GOAL OF THE EXERCISE:
Begin at the first line below and copy each line exactly, ending with the line where "ticks = list(range(11))" appears.

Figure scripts
[START]
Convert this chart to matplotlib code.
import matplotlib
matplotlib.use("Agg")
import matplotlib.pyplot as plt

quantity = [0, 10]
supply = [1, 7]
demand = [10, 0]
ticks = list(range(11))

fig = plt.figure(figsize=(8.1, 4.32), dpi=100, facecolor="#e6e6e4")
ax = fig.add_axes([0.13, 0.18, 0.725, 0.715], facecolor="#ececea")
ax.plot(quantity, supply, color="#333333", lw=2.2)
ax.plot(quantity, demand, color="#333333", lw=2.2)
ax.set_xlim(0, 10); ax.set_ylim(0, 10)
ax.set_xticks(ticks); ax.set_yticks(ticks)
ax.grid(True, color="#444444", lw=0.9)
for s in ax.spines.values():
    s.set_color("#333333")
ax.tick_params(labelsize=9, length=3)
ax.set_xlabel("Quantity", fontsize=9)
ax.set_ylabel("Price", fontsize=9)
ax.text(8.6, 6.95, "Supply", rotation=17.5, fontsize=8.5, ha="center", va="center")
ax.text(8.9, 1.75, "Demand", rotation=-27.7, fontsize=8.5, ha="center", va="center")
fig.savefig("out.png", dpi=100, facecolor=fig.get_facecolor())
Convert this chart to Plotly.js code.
[END]
RESPONSE TO THIS TASK:
Convert this chart to matplotlib code.
import matplotlib
matplotlib.use("Agg")
import matplotlib.pyplot as plt

quantity = [0, 10]
supply = [1, 7]
demand = [10, 0]
ticks = list(range(11))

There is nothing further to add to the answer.